Chapter 169 Posterior Lumbar Interbody Fusion
The introduction of novel fixation techniques and instrumentation has resulted in their ever increasing application for arthrodesis of the spine. The first successful report of a posterior lumbar interbody fusion (PLIF) dates to 1940, when Cloward performed this operation using a spinous process autograft.1 Since Cloward’s original report, many surgeons have modified this technique using various grafts.2–6 In recent years, two major improvements have resulted in greater application of PLIF or its variants: the application of pedicle screws to augment the rate of arthrodesis7,8 and the application of minimally invasive spine techniques to perform arthrodesis in a percutaneous fashion.9
The indications for performing a PLIF include recurrent disc herniation, failed back surgery syndrome, spondylolisthesis, bilateral midline disc herniation, segmental instability, and degenerative disc disease. Compared with classic posterolateral arthrodesis techniques, PLIF offers improved blood supply to the fusion/graft construct, balanced load sharing on the graft, complete decompression of the neural elements, a wide area of graft–intervertebral body contact, and restoration of the interbody and neural foraminal height.10–12 Herein, we describe our surgical technique for open and minimally invasive PLIF.
Open PLIF
After the patient is placed in the prone position, pressure points are padded to minimize pressure sores (Fig. 169-1). A Jackson table can be used to avoid compression and venous congestion, which may cause excessive bleeding during posterior approaches. Fluoroscopy should be used to identify the spinal level of interest. As in any posterior approach, the landmarks are the spinous processes, iliac crest, and posterior superior iliac spine.
The skin is incised (Fig. 169-2A) in the midline above the spinous process, and the subcutaneous tissue is dissected. The thoracolumbar fascia is incised and dissection proceeds in a subperiosteal fashion, detaching the paraspinal muscles from the spinous process and lamina (Fig. 169-2B). For each level that is to be treated, the cranial lamina and ligamentum flavum are removed completely (Fig. 169-2C). The cranial aspect of the caudal lamina should also be removed to gain adequate access to the interbody space. To prevent traction on the spinal cord or nerve roots during placement of the interbody graft, a wide window is created by resecting the lower third of the inferior facet and the medial two thirds of the superior facet. Next, the nerve root and dural sac are retracted medially, creating maximal exposure of the interbody space for removal of any bony or disc material (Fig. 169-3A).
Following adequate decompression of the neural structures and removal of the disc material, the disc space is distracted using pedicle screws or disc space distractors. We prefer to use pedicle screws as distractors (Fig. 169-3B). Next, the end plates are prepared, using curettes to remove any remaining disc material while preserving the bony end plates to prevent graft subsidence. Adequate preparation of the graft site and preparation of the end plates are important steps for ensuring a proper fusion.
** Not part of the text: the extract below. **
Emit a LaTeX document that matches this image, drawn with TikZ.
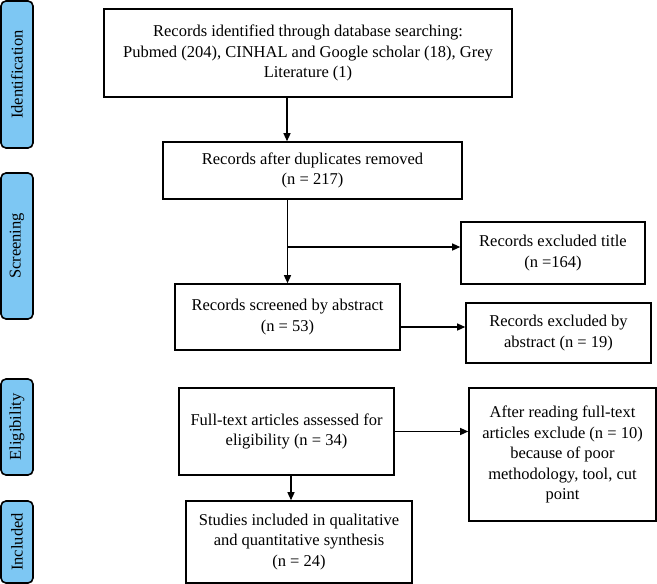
\documentclass[tikz,border=0pt]{standalone}
\usepackage{fontspec}
\setmainfont{Liberation Serif}
\usetikzlibrary{arrows.meta}
\definecolor{phase}{RGB}{125,199,243}
\tikzset{
  box/.style={draw=black, line width=1.6pt, fill=white, align=center, inner sep=2pt,
    font=\fontsize{16.5}{20.5}\selectfont},
  phasebox/.style={draw=black, line width=1.6pt, fill=phase, rounded corners=5pt,
    rotate=90, align=center, font=\fontsize{16.5}{20}\selectfont, inner sep=0pt},
  arr/.style={line width=1.3pt, -{Triangle[length=8pt,width=7pt]}},
  ln/.style={line width=1.3pt}
}
\begin{document}
\begin{tikzpicture}[x=1pt,y=-1pt]
\useasboundingbox (0,0) rectangle (657,584);
% phase labels
\node[phasebox, minimum width=147pt, minimum height=32pt] (pid) at (17,74.5) {Identification};
\node[phasebox, minimum width=146pt, minimum height=32pt] (psc) at (17,246) {Screening};
\node[phasebox, minimum width=96pt, minimum height=32pt] (pel) at (17,427) {Eligibility};
\node[phasebox, minimum width=82pt, minimum height=32pt] (pin) at (17,542) {Included};
% main boxes
\node[box, minimum width=408pt, minimum height=88pt] (b1) at (308,53)
  {Records identified through database searching:\\Pubmed (204), CINHAL and Google scholar (18), Grey\\Literature (1)};
\node[box, minimum width=299pt, minimum height=57pt] (b2) at (312.5,170.5)
  {Records after duplicates removed\\(n = 217)};
\node[box, minimum width=184pt, minimum height=62pt] (ex1) at (553,253)
  {Records excluded title\\(n =164)};
\node[box, minimum width=225pt, minimum height=66pt] (b3) at (287.5,317)
  {Records screened by abstract\\(n = 53)};
\node[box, minimum width=185pt, minimum height=60pt] (ex2) at (558.5,333)
  {Records excluded by\\abstract (n = 19)};
\node[box, minimum width=215pt, minimum height=87pt] (b4) at (286.5,431.5)
  {Full-text articles assessed for\\eligibility (n = 34)};
\node[box, minimum width=187pt, minimum height=133pt] (ex3) at (562.5,454.5)
  {After reading full-text\\articles exclude (n = 10)\\because of poor\\methodology, tool, cut\\point};
\node[box, minimum width=226pt, minimum height=82pt] (b5) at (299,542)
  {Studies included in qualitative\\and quantitative synthesis\\(n = 24)};
% connectors
\coordinate (c1) at (287,97);
\coordinate (br) at (287,247);
\coordinate (c2) at (400,327);
\coordinate (c3) at (291,475);
\draw[arr] (c1) -- (c1 |- b2.north);
\draw[arr] (b2.south -| b3.north) -- (b3.north);
\draw[arr] (br) -- (br -| ex1.west);
\draw[arr] (c2) -- (c2 -| ex2.west);
\draw[arr] (b4.east) -- (b4.east -| ex3.west);
\draw[arr] (c3) -- (c3 |- b5.north);
\end{tikzpicture}
\end{document}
Next, a graft spacer or cage is placed into the interbody space under direct visualization of the cranial and caudal nerve roots (Fig. 169-3C). Bone graft packing is used to augment the fusion. The graft choice is highly surgeon dependent, with options such as threaded cages, titanium mesh cages, and auto- and allograft with or without the use of bone morphogenetic protein. The graft-filled interspace is stabilized with internal fixation using screws and rods or a plate construct to aid in fusion and immobilization (Fig. 169-3D).
PLIF is an effective procedure and results in excellent fusion (Fig. 169-4) with rates in the range of 80% to 98%.13,14 PLIF also has been shown to be effective for reducing pain and disability.13
FIGURE 169-4 (A) Posterior and (B) anteroposterior computed tomography scan of the final construct after an open PLIF.
(Used with permission from Barrow Neurological Institute.)